Courier Post - Southern New Jersey
Masons chip away at secrecy to build ranks
September 22, 2008
By JEREMY ROSEN
BURLINGTON TWP. — It used to be that Freemasons would act as stealthy public servants, shunning the spotlight and sealing their lodges and secrets from those outside their brotherhood.
But statewide, the fraternity is suffering from decreased enrollment and has been forced to open up a bit.
Since 2000, the number of Freemasons in New Jersey has decreased by nearly 8,000 to 27,800.
In its heyday, after World War II, the fraternity had 110,000 members statewide because of postwar morale, said Douglas Policastro, administrator at the Masonic Home of New Jersey on Jacksonville Road here, which now provides health care to the general public.
Freemasonry, which grew from the stone gills of the Middle Ages, has a long history in this state.
New Jersey claims to have the first known Freemason in America, John Skene of Scotland, who settled in Burlington County in October 1682, according to Freemason historian Richard Mekenian, who joined the fraternity 27 years ago. Other foreign-born Freemasons, such as Andrew Robeson, followed Skene and settled in Greenwich, the 73-year-old Spring Lake resident said.
Daniel Coxe from Burlington County was the first provincial Grand Master Mason in America in 1730, governing Masons in the state under the auspices of the Grand Lodge in England where modern Freemasonry was founded in 1717, he added.
New Jersey's first local lodge, St. John's No. 1, opened in Newark in 1761, Mekenian said.
Freemasons of the state's 145 local lodges are men, 21 and older, of diverse careers and religions, living clean lives of service, said Mekenian.
Numbers have declined because some men have turned to different types of organizations while some have more than one job or take care of their children, Policastro said.

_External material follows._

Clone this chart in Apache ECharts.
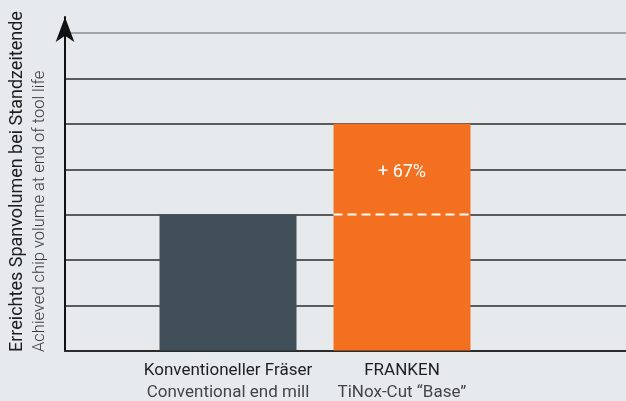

Freemasons are not allowed to solicit potential members. Instead, those interested must ask a Master Mason to join.
"However, now we're more open and say "Have you considered it? Here's a pamphlet,' " Policastro said. "We try to take good men and make them better."
To boost enrollment in 2004, the Freemasons started one-day classes at six locations statewide where men, 21 and older, could earn their three degrees to become Master Masons. Under normal scheduling, each degree takes one month.
"It didn't sacrifice the sacredness," Policastro said, and that year, 1,500 Freemasons were enrolled in a one-day class at a military base.
The availability of one-day classes is up to the Grand Master Mason or state Freemason governor. This year, they have not been available, Policastro said, in order to keep local lodges active and practicing rituals. There are 24 lodges in the tri-county area, which he said have remained steady throughout the decline.
Matthew Daubert, 25, of Lumberton hopes to join one of those lodges by earning his third degree at the end of October. The recent Rutgers-New Brunswick graduate hopes the Mount Holly lodge will give him a means for doing good things.
Daubert, who did his own research on Freemasonry after being intrigued by lunch discussions among Freemason co-workers at the Masonic Home, said earning his degrees has been challenging.
"There's a lot of learning and personal enlightenment. The traditions date back hundreds of years, and I can have a chance to give back exactly like Benjamin Franklin did as a Freemason in Pennsylvania," he said.
To attract members like Daubert, Policastro, Grand Master Mason in 2006, said the Freemasons decided 10 years ago to alter their approach and have a strong community outreach with publicized events.
"It used to be Masons would do good deeds and take no credit, like a secret society. Years ago, meetings and lodges were closed," he said. "Now, the public (is) invited to meetings when there are speakers or meetings to include public opinion. We do not want to be just a building on the corner."
To increase community presence, Policastro said, the Freemasons have publicized events like blood and food drives and increased their presence in child development, by becoming involved in the Boy Scouts of America and helping teachers at their established free children's dyslexia learning centers statewide in Burlington Township, Northfield, Scotch Plains and Newark.
Mekenian, governor at the dyslexia learning center in Burlington Township, said Freemasons offer college scholarships, donate hundreds of thousands of dollars annually to charities and sponsor the arts in Burlington Township and other towns.
To attract adolescents and encourage family membership, the Freemasons have auxiliary community service groups, the Rainbow Girls, for females ages 13 to 21, Eastern Star, for women 21 and older, and DeMolay, for boys 13 to 21.
Policastro said he hopes DeMolay, which has 800 members statewide, will continue to be a feeder into the Freemasons.
As for their secrets, Mekenian said the hype has been rather high. They have been romanticized in print or films like "National Treasure," he said, or divulged, like in the movie "The Man Who Would be King" that showed characters with an ancient Freemason symbol and tool, a stone compass and square.
Mekenian and Policastro cited passwords, handshakes and symbols as ways Freemason brothers worldwide connect and help or comfort each other if they are lost or afraid.
"We are not a secret society, but our private parts are modes of recognition and the way we confer our three degrees," Mekenian said. "The main reasons for secrets are to assure we have people of good moral character."